Der Artikel von Jens Berger „Das Volk gegen Zensurursula“ vom 6 Mai 2009, hat es in sich. Wie uns ein Sprichwort lehrt, so steckt der Teufel bekanntlich im Detail. Die neutrale „Kontrollinstanz“ – ist hier unser Stichwort, wie aus dem folgenden Absatz hervorgeht.

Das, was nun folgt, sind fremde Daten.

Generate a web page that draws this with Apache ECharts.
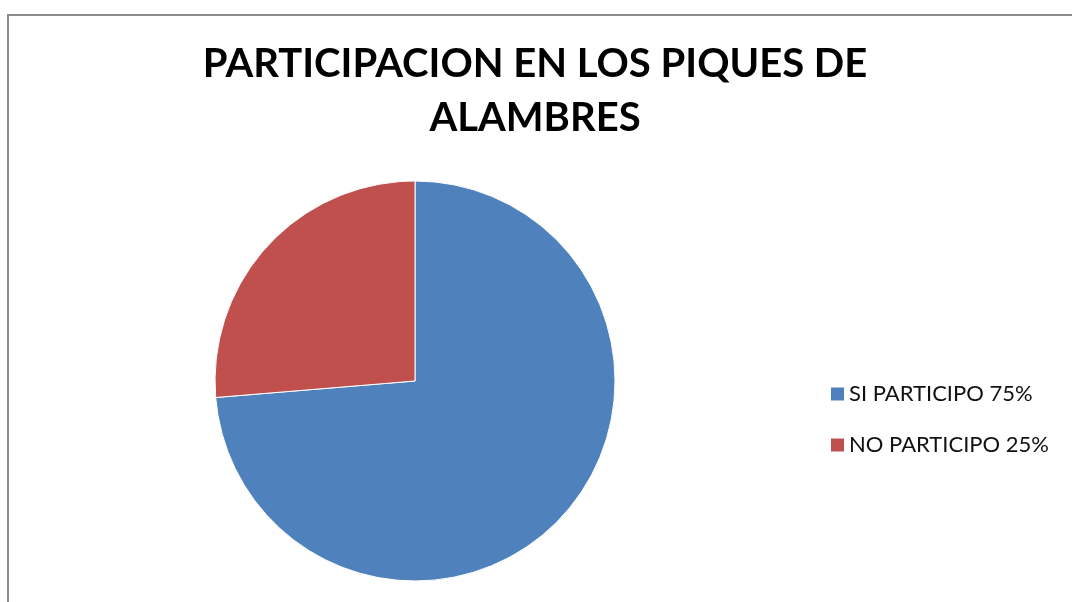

Die Zensur ist das Breitschwert, das dort mit Brachialgewalt geschwungen wird, wo eigentlich ein Florett vonnöten wäre. Die geplante Sperrliste wird vom BKA verwaltet und es ist nicht vorgesehen, eine neutrale Kontrollinstanz einzuschalten, die über Sperrung oder Freigabe entscheidet. Dies ist ein Novum in der deutschen Jurisdiktion – bis dato gilt für alle Medien, dass sie entweder von einer freiwilligen Selbstkontrolle oder von der Bundesprüfstelle überprüft werden. So sehr man diese Prüfungen auch im Detail kritisieren mag, sie unterliegen rechtsstaatlichen Prinzipien. […] Die „Internetsperrliste“ wird nicht von einem rechtsstaatlich legitimierten Gremium aufgestellt, sondern in den dunklen Kellern des BKA – weder eine Einsicht in die Liste, noch ein offenes Sperrungsverfahren sind vorgesehen. Hier besteht die große Gefahr staatlicher Willkür – solche Verfahrensweisen sind allenfalls aus Diktaturen bekannt.

Den Ausführungen des Spiegelfechters kann ich nur zustimmen. An einem Beispiel möchte ich aufzeigen, dass es eine sogenannte neutrale Kontrollinstanz in Deutschland nie gegeben hat.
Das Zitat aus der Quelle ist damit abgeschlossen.